My best wishes and heartfelt appreciation to your nephew. Tell him to stay as safe as he can! Much love to all your extended family as well. :)

on 2009-02-27 03:28 am (UTC)
Posted by [identity profile] sevendeadlyfun.livejournal.com
Sheryl, I know many military families who are grateful to those who show up to protect their privacy during their hours of greatest grief. There are too many people out there who view servicemembers as a political football to be tossed around as a form of shorthand for either their patriotism or their disdain for the war. I can only hope that this new policy does not turn our honored dead into yet another media tool.
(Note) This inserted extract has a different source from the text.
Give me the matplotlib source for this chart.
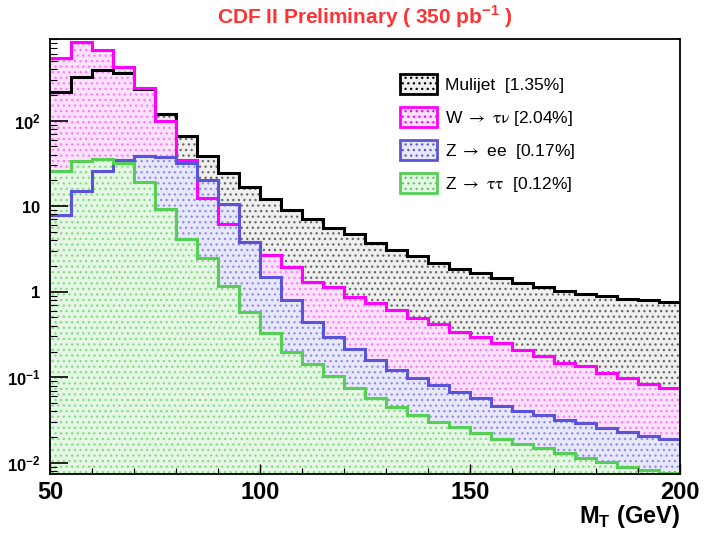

on 2009-02-27 03:31 am (UTC)
Posted by [identity profile] sevendeadlyfun.livejournal.com
I can understand why people view this ban as a form of government trickery. I respect that people deserve the truth about the war and its progress. I just would prefer that if its my husband, he not be used as some form of progress report (by anyone, pro or anti).

I agree that the families wishes should be paramount. My fear is that the media will not act respectfully, or will use inappropriate pressure at a time when people are most vulnerable. We can only hope this doesn't happen.

on 2009-03-22 03:52 pm (UTC)
Posted by [identity profile] dragonyphoenix.livejournal.com
Not having any family in the military at the moment, Dad was in before I was born and an uncle was career Army but is retired from it now, I hadn't given this topic much thought.

Not showing coffins has been portrayed as an attempt, by the Bush adminstration, to hide war deaths. I'm sure you know that since this topic is important to you.

I hadn't thought about it any deeper than that. It hadn't occurred to me to wonder how the families would feel if the media showed up at a loved one's funeral. You're right. My own mother passed away less than two years ago and it was terrible, in and of itself. I got to be the responsible one, the person who handled everything and I totally fell apart.

I'm losing my ability to express what I want to say. So. Simply. I had not seen it this way before but you have convinced me.

on 2009-03-24 09:49 am (UTC)
Posted by [identity profile] trasgapoca.livejournal.com
~~This got a bit personal, guess it hit a nerve...

If they really wanted to portray the cost of war, shouldn't they be concentrating on the person who was taken from us - who they were, what they did, who they left behind - instead of a funeral/wake/casket that barely manages to even portray the family's grief, let alone the high cost that's been paid?

That question asked, may I now rant...

How *dare* they use our grief to manipulate the public?! Because that's what it comes down to. Printing numbers and stories aren't getting the reaction they wanted so now they want to publish more. You don't see these vultures hanging around BAMC, wanting interviews with all the wounded to show people the cost of war. Guess being alive but blinded isn't enough of a tragedy for them. But then, having been around those guys for almost a year and how... bloody optimistic they can be. How *happy* they are to simply be alive and home with family, even if they did come home missing a limb... the media's never been interested in showing just how strong our boys - our heroes - are. All they want is a damn story.

Well, bugger them with a barbed spear.